The Jerome Ghost Hall of Fame opens Friday and Saturday, Oct. 7 and 8, featuring some of the best- and least-known tales of disincarnate beings said to walk the streets and sidewalks of the old mining town.
The town inducts an inaugural class of spooks when wandering spirits guide tours on the half hour starting at 6 p.m. each night. Tickets are $15 on Friday and $20 on Saturday. Proceeds go the Jerome Historical Society.
Writer and director of the 2011 Jerome Ghost Walk is Michael Gallagher, who wrote the script for last year’s show about the town’s toughest lawman, “The Life and Times of Johnny Hudgens.”
This year, the theme is different but no less shocking, Gallagher said.
“It’s not centered on one particular character,” he said. “It’s about some of the famous ghosts, but also some of the less-known stories.”
Take, for example, the Marion 300 Steam Shovel, a monstrous machine that helped dig the Panama Canal before it came to Jerome in 1918 on the orders of William Clark.
According to Gallagher, the shovel boasted an eight-cubic-yard dipper, two coal-fired boilers, and a four-man crew to operate it. It rotated in a complete circle as it moved back and forth on rails.
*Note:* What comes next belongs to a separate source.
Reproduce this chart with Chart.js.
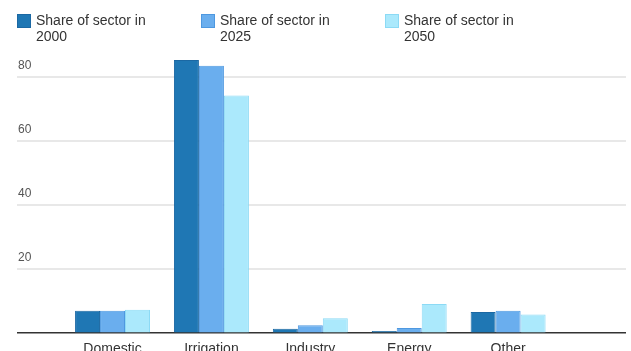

The shovel operated for six years before miners started using a process known as tunnel blasting. Under this method, mine shafts were packed with more than 100 tons of dynamite, which was ignited to collapse large sections of the mountain, according to the Jerome Times, a website dedicated to telling the history of Jerome.
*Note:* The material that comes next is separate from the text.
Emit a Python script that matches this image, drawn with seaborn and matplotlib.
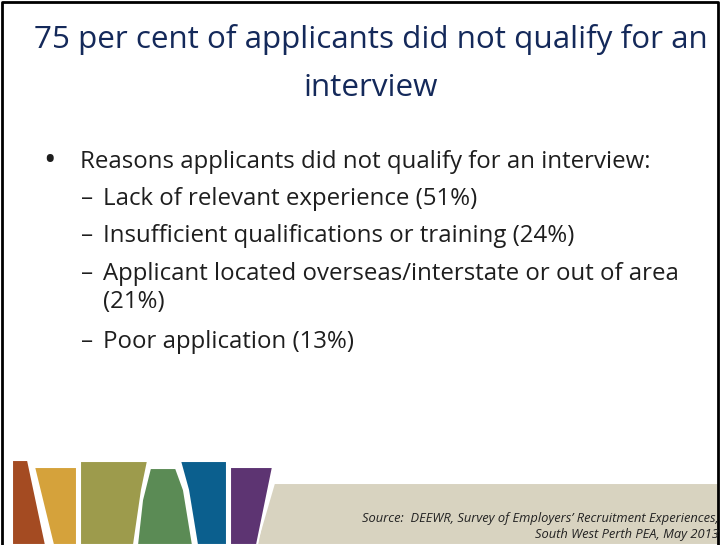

In 1926, the shovel accidentally dug into an unexploded section of a tunnel packed with dynamite. The shovel sparked an explosion that killed two crewman instantly and threw huge chunks of metal into the sky. Pieces of the shovel weighing as much as 300 pounds were discovered more than a half mile away.
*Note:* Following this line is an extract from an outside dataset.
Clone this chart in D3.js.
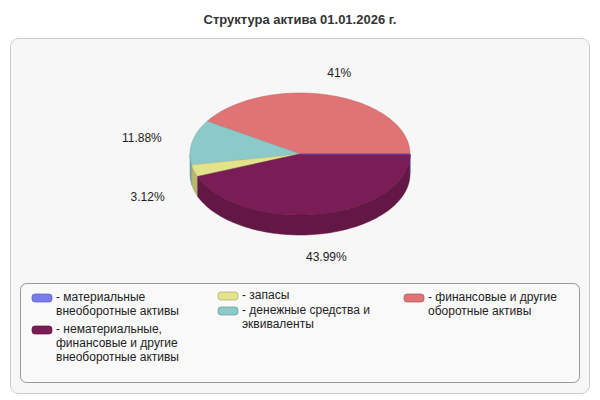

“One chunk crashed through a roof and into a bedroom, barely missing two children who were sleeping there,” Gallagher said.
Another ghostly presence to be inducted into the hall is the Cuban Queen, the proprietor of a brothel by the same name that supplied women to the miners and other interested customers during the latter years of Jerome’s history, Gallagher said.
Peggy Hicks, a local real estate agent who appeared in Ghost Walk productions for the past five years, recalled a personal ghost story about the Cuban Queen during a rehearsal for the 2010 show.
Hicks’ book on the subject, “The Ghost of the Cuban Queen Bordello,” is popular with history buffs and modern-day ghost hunters.
Hicks said she walked around the crumbling Cuban Queen one day during a presale inspection. When she smelled fried chicken, she looked up to see a dark-skinned woman wearing a 1920s-era flapper-style dress staring down at her from a midair perch on the side of the building where a balcony once stood.
“It still gives me chills just to talk about it,” Hicks said. “She stared at me, shaking her head, then disappeared through the wall.”